[Xcb] [ANNOUNCE] xcb-util 0.3.9
Jeremy Huddleston
jeremyhu at freedesktop.org
Mon Jun 4 14:52:51 PDT 2012
On Jun 4, 2012, at 2:19 PM, Adam Jackson <ajax at redhat.com> wrote:
> On Mon, 2012-06-04 at 14:03 -0700, Jeremy Huddleston wrote:
>> On Jun 4, 2012, at 1:34 PM, Julien Cristau <jcristau at debian.org> wrote:
>>> How are the xcb_atom_get_predefined/xcb_atom_get_name_predefined
>>> removals not binary incompatible??
>>
>> Nothing else changed, just the removal of the symbols. All other
>> functions did not change their signatures.
>
> That's irrelevant.
No, I think that's the key. If I have an application that only used all those other symbols, and not these _predefined symbols, why should I need to relink my application?
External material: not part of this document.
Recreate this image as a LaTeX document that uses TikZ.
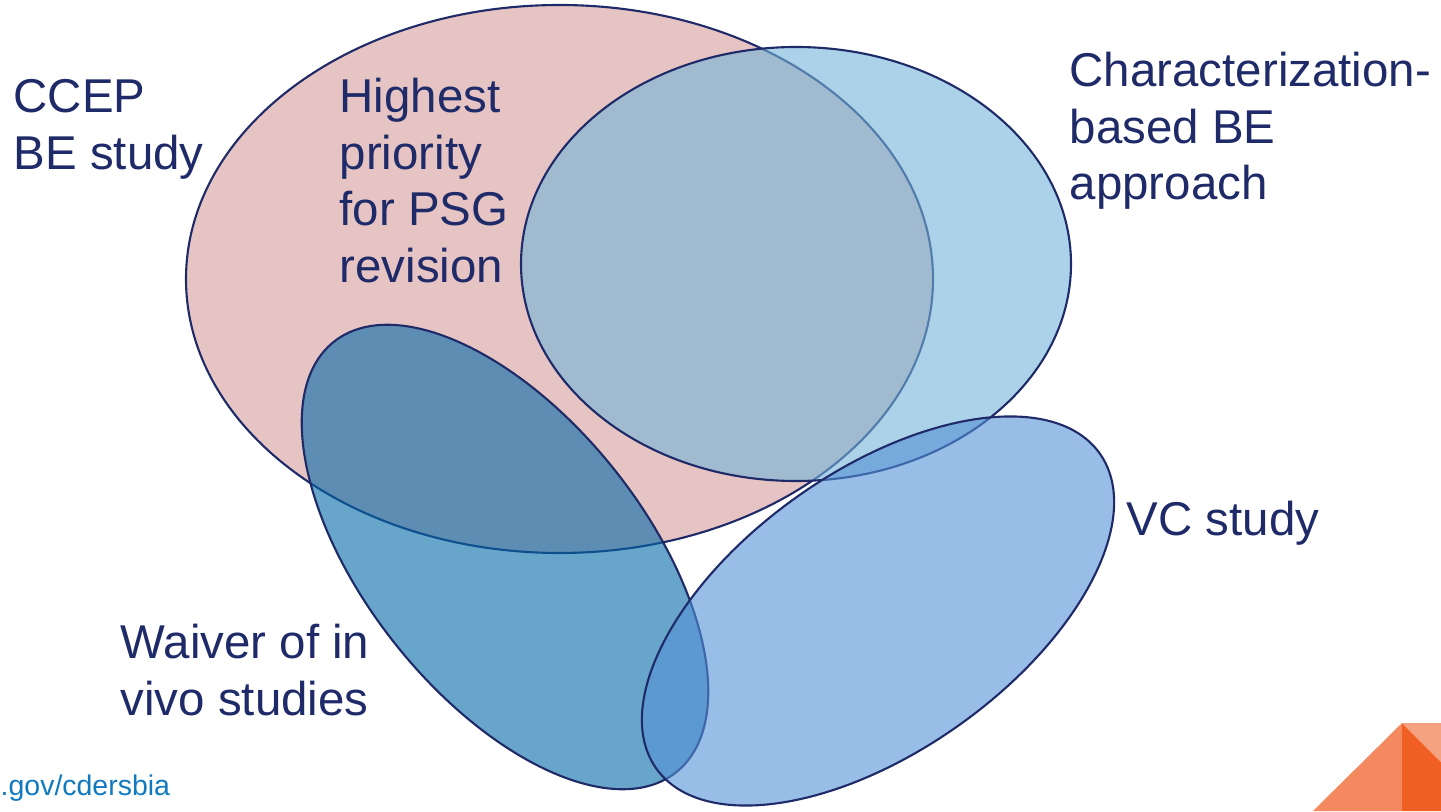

If I was using these ..._predefined symbols, then I was not using public API, so I shot myself in the foot and can clean up my own mess.
>> Think about this from the libc perspective. libc *may have* strlcat
>> or not, but they're named the same because all functions in libc have
>> consistent signatures.
>
> A libc that had strlcat once, and then removed it, would no longer have
> the same ABI. An application that had successfully linked against the
> old libc's strlcat would reasonably expect it to be present at runtime
> too.
That argument breaks down when you reverse it. The "rules" state that the SONAME should not change when adding APIs. If all you're basing this on is SONAME, then there is absolutely no difference between the adding and removing case. If I link against a "newer" libc which has strlcat, then by your argument, I'd expect strlcat to be present on any libc matching that SONAME. When I run my application with the older libc without strlcat, it will fail to find it.
SONAME is not the solution to this problem. The best practice is to properly annotate "new" functions (so they are weak linked) and not remove public API until it is really warranted.
If you're removing a fringe API that is only used internally, then I'd argue against SONAME change.
> Removal of exported functions is an ABI break, even in Mach-O. The
> soname (or dylib mahor version number) _should_ change.
That's silly. If we did that, we should have bumped libX11's major number multiple times over the past few years, since what we really care about is public API, not exported symbols (yes, they should match, but in reality they don't).